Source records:
==*==

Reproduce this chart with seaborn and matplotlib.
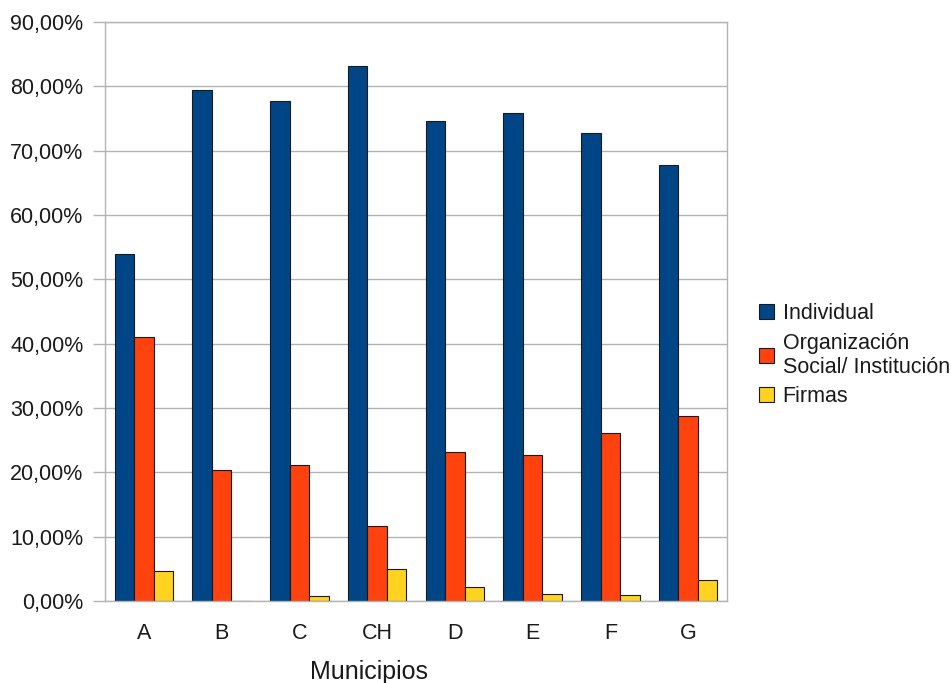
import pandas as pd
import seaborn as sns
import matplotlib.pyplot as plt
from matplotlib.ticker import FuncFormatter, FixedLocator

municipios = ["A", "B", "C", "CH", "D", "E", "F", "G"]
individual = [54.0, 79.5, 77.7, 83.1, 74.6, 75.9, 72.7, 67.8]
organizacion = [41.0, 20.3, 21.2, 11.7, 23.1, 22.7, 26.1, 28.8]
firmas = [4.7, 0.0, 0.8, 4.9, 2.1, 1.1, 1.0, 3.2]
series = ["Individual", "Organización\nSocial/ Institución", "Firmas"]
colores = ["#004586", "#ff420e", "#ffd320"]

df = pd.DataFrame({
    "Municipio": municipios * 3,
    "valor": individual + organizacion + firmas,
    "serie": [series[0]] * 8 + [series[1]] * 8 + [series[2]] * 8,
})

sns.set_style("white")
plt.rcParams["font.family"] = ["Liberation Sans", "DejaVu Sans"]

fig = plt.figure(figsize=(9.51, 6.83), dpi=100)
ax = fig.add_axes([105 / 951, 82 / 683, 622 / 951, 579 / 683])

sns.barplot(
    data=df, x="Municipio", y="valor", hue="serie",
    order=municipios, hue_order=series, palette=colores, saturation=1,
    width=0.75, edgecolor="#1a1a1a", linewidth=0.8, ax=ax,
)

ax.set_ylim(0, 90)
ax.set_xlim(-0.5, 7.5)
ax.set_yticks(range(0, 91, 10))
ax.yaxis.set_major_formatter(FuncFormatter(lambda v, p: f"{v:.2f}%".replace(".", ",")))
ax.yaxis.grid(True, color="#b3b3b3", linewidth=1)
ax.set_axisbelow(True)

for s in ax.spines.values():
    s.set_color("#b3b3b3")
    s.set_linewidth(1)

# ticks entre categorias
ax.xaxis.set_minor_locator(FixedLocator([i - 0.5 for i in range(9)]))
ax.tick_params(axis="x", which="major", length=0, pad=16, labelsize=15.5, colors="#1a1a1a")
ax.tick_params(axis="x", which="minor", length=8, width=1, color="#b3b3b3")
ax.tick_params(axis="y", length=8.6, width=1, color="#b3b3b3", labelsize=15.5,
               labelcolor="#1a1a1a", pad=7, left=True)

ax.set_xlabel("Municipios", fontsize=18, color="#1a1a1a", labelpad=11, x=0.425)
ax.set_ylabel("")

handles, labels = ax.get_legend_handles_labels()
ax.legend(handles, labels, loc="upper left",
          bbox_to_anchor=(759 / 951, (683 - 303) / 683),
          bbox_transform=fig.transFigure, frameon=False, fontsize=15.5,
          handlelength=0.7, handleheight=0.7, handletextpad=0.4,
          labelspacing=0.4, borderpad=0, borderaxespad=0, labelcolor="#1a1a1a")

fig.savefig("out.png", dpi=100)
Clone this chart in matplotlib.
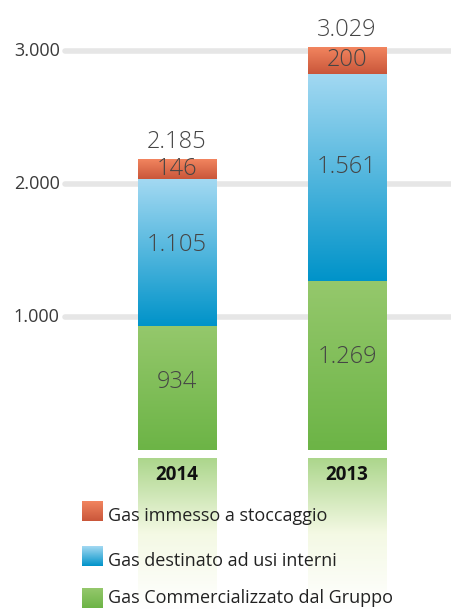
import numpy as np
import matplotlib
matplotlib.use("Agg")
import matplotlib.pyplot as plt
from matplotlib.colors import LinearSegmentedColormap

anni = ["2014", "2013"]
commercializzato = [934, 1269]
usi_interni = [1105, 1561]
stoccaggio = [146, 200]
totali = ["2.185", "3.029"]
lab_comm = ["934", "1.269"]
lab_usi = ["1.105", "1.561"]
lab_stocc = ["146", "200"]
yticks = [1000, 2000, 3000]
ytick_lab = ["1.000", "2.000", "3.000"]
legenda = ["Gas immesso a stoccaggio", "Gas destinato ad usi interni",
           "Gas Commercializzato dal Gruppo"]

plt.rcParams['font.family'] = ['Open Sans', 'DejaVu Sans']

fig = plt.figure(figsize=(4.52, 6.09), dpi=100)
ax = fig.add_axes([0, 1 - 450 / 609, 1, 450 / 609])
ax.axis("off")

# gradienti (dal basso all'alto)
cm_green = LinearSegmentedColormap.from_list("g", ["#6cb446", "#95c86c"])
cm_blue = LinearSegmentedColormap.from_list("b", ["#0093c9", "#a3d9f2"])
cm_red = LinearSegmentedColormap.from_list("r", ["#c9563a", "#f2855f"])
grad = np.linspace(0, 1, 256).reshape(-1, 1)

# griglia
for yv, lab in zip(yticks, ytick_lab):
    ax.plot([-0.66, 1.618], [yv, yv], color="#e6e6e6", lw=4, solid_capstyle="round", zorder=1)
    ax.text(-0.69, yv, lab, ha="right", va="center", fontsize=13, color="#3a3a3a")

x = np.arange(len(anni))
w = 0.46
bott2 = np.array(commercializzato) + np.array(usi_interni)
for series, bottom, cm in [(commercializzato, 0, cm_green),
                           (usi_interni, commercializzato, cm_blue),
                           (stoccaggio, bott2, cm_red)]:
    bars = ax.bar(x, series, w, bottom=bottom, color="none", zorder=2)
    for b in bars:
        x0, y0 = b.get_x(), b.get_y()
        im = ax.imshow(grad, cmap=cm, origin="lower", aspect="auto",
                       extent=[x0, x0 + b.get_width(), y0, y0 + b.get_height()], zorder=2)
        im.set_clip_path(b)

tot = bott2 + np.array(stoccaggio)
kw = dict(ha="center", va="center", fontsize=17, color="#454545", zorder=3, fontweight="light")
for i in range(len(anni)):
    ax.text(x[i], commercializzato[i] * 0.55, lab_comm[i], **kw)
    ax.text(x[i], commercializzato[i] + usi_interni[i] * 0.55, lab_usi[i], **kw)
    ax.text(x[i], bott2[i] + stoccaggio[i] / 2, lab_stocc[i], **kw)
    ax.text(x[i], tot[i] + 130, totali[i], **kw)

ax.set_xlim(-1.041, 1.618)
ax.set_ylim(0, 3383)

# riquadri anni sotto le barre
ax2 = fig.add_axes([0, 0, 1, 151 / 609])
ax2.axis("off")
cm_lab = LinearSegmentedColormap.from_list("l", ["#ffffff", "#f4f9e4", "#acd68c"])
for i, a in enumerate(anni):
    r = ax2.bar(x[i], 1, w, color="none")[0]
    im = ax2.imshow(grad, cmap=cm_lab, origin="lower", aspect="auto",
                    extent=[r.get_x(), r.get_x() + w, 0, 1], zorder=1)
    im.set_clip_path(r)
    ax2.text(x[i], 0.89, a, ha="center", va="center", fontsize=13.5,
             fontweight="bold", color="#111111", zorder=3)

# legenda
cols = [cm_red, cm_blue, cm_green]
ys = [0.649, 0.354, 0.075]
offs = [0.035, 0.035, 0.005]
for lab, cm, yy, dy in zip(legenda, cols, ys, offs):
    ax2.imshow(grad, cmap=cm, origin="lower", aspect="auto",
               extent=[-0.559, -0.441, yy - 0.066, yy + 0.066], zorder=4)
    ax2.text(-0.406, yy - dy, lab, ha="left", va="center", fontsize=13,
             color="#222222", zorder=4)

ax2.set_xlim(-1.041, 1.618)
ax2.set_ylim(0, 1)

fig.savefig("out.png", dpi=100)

==*==

*Objective*
Copy each line of the data that contains the word "seaborn".

*Answer for this exercise*
Reproduce this chart with seaborn and matplotlib.
import seaborn as sns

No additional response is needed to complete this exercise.